● **Collected data**:
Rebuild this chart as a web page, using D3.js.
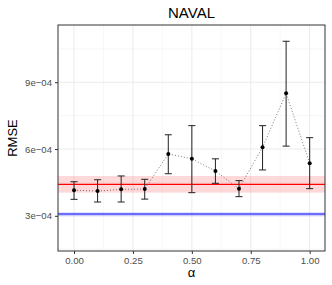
<!DOCTYPE html>
<html><head><meta charset="utf-8">
<script src="https://cdn.jsdelivr.net/npm/d3@7"></script>
<style>body{margin:0;background:#fff}svg{display:block;font-family:"Liberation Sans",Arial,sans-serif}</style>
</head><body><svg id="c" width="332" height="285"></svg>
<script>
const alphas = [0,0.1,0.2,0.3,0.4,0.5,0.6,0.7,0.8,0.9,1.0];
const rmse   = [4.15e-4,4.11e-4,4.19e-4,4.20e-4,5.78e-4,5.56e-4,5.01e-4,4.22e-4,6.08e-4,8.50e-4,5.36e-4];
const upper  = [4.53e-4,4.62e-4,4.79e-4,4.64e-4,6.64e-4,7.05e-4,5.56e-4,4.58e-4,7.05e-4,1.084e-3,6.51e-4];
const lower  = [3.74e-4,3.62e-4,3.62e-4,3.75e-4,4.89e-4,4.04e-4,4.46e-4,3.86e-4,5.06e-4,6.13e-4,4.22e-4];
const refRed  = [4.41e-4, 4.04e-4, 4.79e-4]; // line, band low, band high
const refBlue = [3.08e-4, 2.98e-4, 3.16e-4];
const xTicks = [0,0.25,0.5,0.75,1.0];
const xTickLabels = ["0.00","0.25","0.50","0.75","1.00"];
const yTicks = [3e-4,6e-4,9e-4];
const yTickLabels = ["3e\u221204","6e\u221204","9e\u221204"];
const xMinor = [0.125,0.375,0.625,0.875];
const yMinor = [1.5e-4,4.5e-4,7.5e-4,1.05e-3];

const svg = d3.select("#c");
const L=58,R=325,T=25,B=251;
const x = d3.scaleLinear().domain([-0.068,1.065]).range([L,R]);
const y = d3.scaleLinear().domain([1.42e-4,1.157e-3]).range([B,T]);

const g = svg.append("g");
// grid
g.selectAll(".xm").data(xMinor).enter().append("line").attr("x1",d=>x(d)).attr("x2",d=>x(d)).attr("y1",T).attr("y2",B).attr("stroke","#f2f2f2").attr("stroke-width",0.6);
g.selectAll(".ym").data(yMinor).enter().append("line").attr("y1",d=>y(d)).attr("y2",d=>y(d)).attr("x1",L).attr("x2",R).attr("stroke","#f2f2f2").attr("stroke-width",0.6);
g.selectAll(".xM").data(xTicks).enter().append("line").attr("x1",d=>x(d)).attr("x2",d=>x(d)).attr("y1",T).attr("y2",B).attr("stroke","#ebebeb").attr("stroke-width",1);
g.selectAll(".yM").data(yTicks).enter().append("line").attr("y1",d=>y(d)).attr("y2",d=>y(d)).attr("x1",L).attr("x2",R).attr("stroke","#ebebeb").attr("stroke-width",1);

// reference bands
g.append("rect").attr("x",L).attr("width",R-L).attr("y",y(refRed[2])).attr("height",y(refRed[1])-y(refRed[2])).attr("fill","rgba(255,0,0,0.15)");
g.append("line").attr("x1",L).attr("x2",R).attr("y1",y(refRed[0])).attr("y2",y(refRed[0])).attr("stroke","#ff0000").attr("stroke-width",1.1);
g.append("rect").attr("x",L).attr("width",R-L).attr("y",y(refBlue[2])).attr("height",y(refBlue[1])-y(refBlue[2])).attr("fill","rgba(0,0,255,0.15)");
g.append("line").attr("x1",L).attr("x2",R).attr("y1",y(refBlue[0])).attr("y2",y(refBlue[0])).attr("stroke","#0000ff").attr("stroke-width",1.1);

// dotted line
const data = alphas.map((a,i)=>({a,v:rmse[i],lo:lower[i],hi:upper[i]}));
g.append("path").datum(data).attr("d",d3.line().x(d=>x(d.a)).y(d=>y(d.v))).attr("fill","none").attr("stroke","#555").attr("stroke-width",0.8).attr("stroke-dasharray","1,2");
// error bars
const cw = 0.015;
const eb = g.selectAll(".eb").data(data).enter().append("g").attr("stroke","#222").attr("stroke-width",1);
eb.append("line").attr("x1",d=>x(d.a)).attr("x2",d=>x(d.a)).attr("y1",d=>y(d.lo)).attr("y2",d=>y(d.hi));
eb.append("line").attr("x1",d=>x(d.a-cw)).attr("x2",d=>x(d.a+cw)).attr("y1",d=>y(d.lo)).attr("y2",d=>y(d.lo));
eb.append("line").attr("x1",d=>x(d.a-cw)).attr("x2",d=>x(d.a+cw)).attr("y1",d=>y(d.hi)).attr("y2",d=>y(d.hi));
g.selectAll(".pt").data(data).enter().append("circle").attr("cx",d=>x(d.a)).attr("cy",d=>y(d.v)).attr("r",2).attr("fill","#000");

// border
g.append("rect").attr("x",L).attr("y",T).attr("width",R-L).attr("height",B-T).attr("fill","none").attr("stroke","#333").attr("stroke-width",1);

// axes
const xa = svg.append("g").attr("transform",`translate(0,${B})`).call(d3.axisBottom(x).tickValues(xTicks).tickFormat((d,i)=>xTickLabels[i]).tickSize(3).tickPadding(3));
const ya = svg.append("g").attr("transform",`translate(${L},0)`).call(d3.axisLeft(y).tickValues(yTicks).tickFormat((d,i)=>yTickLabels[i]).tickSize(3).tickPadding(3));
[xa,ya].forEach(a=>{a.select(".domain").remove();a.selectAll(".tick line").attr("stroke","#333");a.selectAll("text").attr("fill","#4d4d4d").style("font-size","9.6px").style("font-family","'Liberation Sans',Arial,sans-serif");});

svg.append("text").attr("x",(L+R)/2).attr("y",18).attr("text-anchor","middle").style("font-size","15px").attr("fill","#000").text("NAVAL");
svg.append("text").attr("x",(L+R)/2).attr("y",277).attr("text-anchor","middle").style("font-size","13px").text("α");
svg.append("text").attr("transform",`translate(17,${(T+B)/2}) rotate(-90)`).attr("text-anchor","middle").style("font-size","13px").text("RMSE");
</script></body></html>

● **Written task**: Return each line from the material above exactly, but not the pictures.

● **Result below**:
Rebuild this chart as a web page, using D3.js.
<!DOCTYPE html>
<html><head><meta charset="utf-8">
<script src="https://cdn.jsdelivr.net/npm/d3@7"></script>
<style>body{margin:0;background:#fff}svg{display:block;font-family:"Liberation Sans",Arial,sans-serif}</style>
</head><body><svg id="c" width="332" height="285"></svg>
<script>
const alphas = [0,0.1,0.2,0.3,0.4,0.5,0.6,0.7,0.8,0.9,1.0];
const rmse   = [4.15e-4,4.11e-4,4.19e-4,4.20e-4,5.78e-4,5.56e-4,5.01e-4,4.22e-4,6.08e-4,8.50e-4,5.36e-4];
const upper  = [4.53e-4,4.62e-4,4.79e-4,4.64e-4,6.64e-4,7.05e-4,5.56e-4,4.58e-4,7.05e-4,1.084e-3,6.51e-4];
const lower  = [3.74e-4,3.62e-4,3.62e-4,3.75e-4,4.89e-4,4.04e-4,4.46e-4,3.86e-4,5.06e-4,6.13e-4,4.22e-4];
const refRed  = [4.41e-4, 4.04e-4, 4.79e-4]; // line, band low, band high
const refBlue = [3.08e-4, 2.98e-4, 3.16e-4];
const xTicks = [0,0.25,0.5,0.75,1.0];
const xTickLabels = ["0.00","0.25","0.50","0.75","1.00"];
const yTicks = [3e-4,6e-4,9e-4];
const yTickLabels = ["3e\u221204","6e\u221204","9e\u221204"];
const xMinor = [0.125,0.375,0.625,0.875];
const yMinor = [1.5e-4,4.5e-4,7.5e-4,1.05e-3];

const svg = d3.select("#c");
const L=58,R=325,T=25,B=251;
const x = d3.scaleLinear().domain([-0.068,1.065]).range([L,R]);
const y = d3.scaleLinear().domain([1.42e-4,1.157e-3]).range([B,T]);

const g = svg.append("g");
// grid
g.selectAll(".xm").data(xMinor).enter().append("line").attr("x1",d=>x(d)).attr("x2",d=>x(d)).attr("y1",T).attr("y2",B).attr("stroke","#f2f2f2").attr("stroke-width",0.6);
g.selectAll(".ym").data(yMinor).enter().append("line").attr("y1",d=>y(d)).attr("y2",d=>y(d)).attr("x1",L).attr("x2",R).attr("stroke","#f2f2f2").attr("stroke-width",0.6);
g.selectAll(".xM").data(xTicks).enter().append("line").attr("x1",d=>x(d)).attr("x2",d=>x(d)).attr("y1",T).attr("y2",B).attr("stroke","#ebebeb").attr("stroke-width",1);
g.selectAll(".yM").data(yTicks).enter().append("line").attr("y1",d=>y(d)).attr("y2",d=>y(d)).attr("x1",L).attr("x2",R).attr("stroke","#ebebeb").attr("stroke-width",1);

// reference bands
g.append("rect").attr("x",L).attr("width",R-L).attr("y",y(refRed[2])).attr("height",y(refRed[1])-y(refRed[2])).attr("fill","rgba(255,0,0,0.15)");
g.append("line").attr("x1",L).attr("x2",R).attr("y1",y(refRed[0])).attr("y2",y(refRed[0])).attr("stroke","#ff0000").attr("stroke-width",1.1);
g.append("rect").attr("x",L).attr("width",R-L).attr("y",y(refBlue[2])).attr("height",y(refBlue[1])-y(refBlue[2])).attr("fill","rgba(0,0,255,0.15)");
g.append("line").attr("x1",L).attr("x2",R).attr("y1",y(refBlue[0])).attr("y2",y(refBlue[0])).attr("stroke","#0000ff").attr("stroke-width",1.1);

// dotted line
const data = alphas.map((a,i)=>({a,v:rmse[i],lo:lower[i],hi:upper[i]}));
g.append("path").datum(data).attr("d",d3.line().x(d=>x(d.a)).y(d=>y(d.v))).attr("fill","none").attr("stroke","#555").attr("stroke-width",0.8).attr("stroke-dasharray","1,2");
// error bars
const cw = 0.015;
const eb = g.selectAll(".eb").data(data).enter().append("g").attr("stroke","#222").attr("stroke-width",1);
eb.append("line").attr("x1",d=>x(d.a)).attr("x2",d=>x(d.a)).attr("y1",d=>y(d.lo)).attr("y2",d=>y(d.hi));
eb.append("line").attr("x1",d=>x(d.a-cw)).attr("x2",d=>x(d.a+cw)).attr("y1",d=>y(d.lo)).attr("y2",d=>y(d.lo));
eb.append("line").attr("x1",d=>x(d.a-cw)).attr("x2",d=>x(d.a+cw)).attr("y1",d=>y(d.hi)).attr("y2",d=>y(d.hi));
g.selectAll(".pt").data(data).enter().append("circle").attr("cx",d=>x(d.a)).attr("cy",d=>y(d.v)).attr("r",2).attr("fill","#000");

// border
g.append("rect").attr("x",L).attr("y",T).attr("width",R-L).attr("height",B-T).attr("fill","none").attr("stroke","#333").attr("stroke-width",1);

// axes
const xa = svg.append("g").attr("transform",`translate(0,${B})`).call(d3.axisBottom(x).tickValues(xTicks).tickFormat((d,i)=>xTickLabels[i]).tickSize(3).tickPadding(3));
const ya = svg.append("g").attr("transform",`translate(${L},0)`).call(d3.axisLeft(y).tickValues(yTicks).tickFormat((d,i)=>yTickLabels[i]).tickSize(3).tickPadding(3));
[xa,ya].forEach(a=>{a.select(".domain").remove();a.selectAll(".tick line").attr("stroke","#333");a.selectAll("text").attr("fill","#4d4d4d").style("font-size","9.6px").style("font-family","'Liberation Sans',Arial,sans-serif");});

svg.append("text").attr("x",(L+R)/2).attr("y",18).attr("text-anchor","middle").style("font-size","15px").attr("fill","#000").text("NAVAL");
svg.append("text").attr("x",(L+R)/2).attr("y",277).attr("text-anchor","middle").style("font-size","13px").text("α");
svg.append("text").attr("transform",`translate(17,${(T+B)/2}) rotate(-90)`).attr("text-anchor","middle").style("font-size","13px").text("RMSE");
</script></body></html>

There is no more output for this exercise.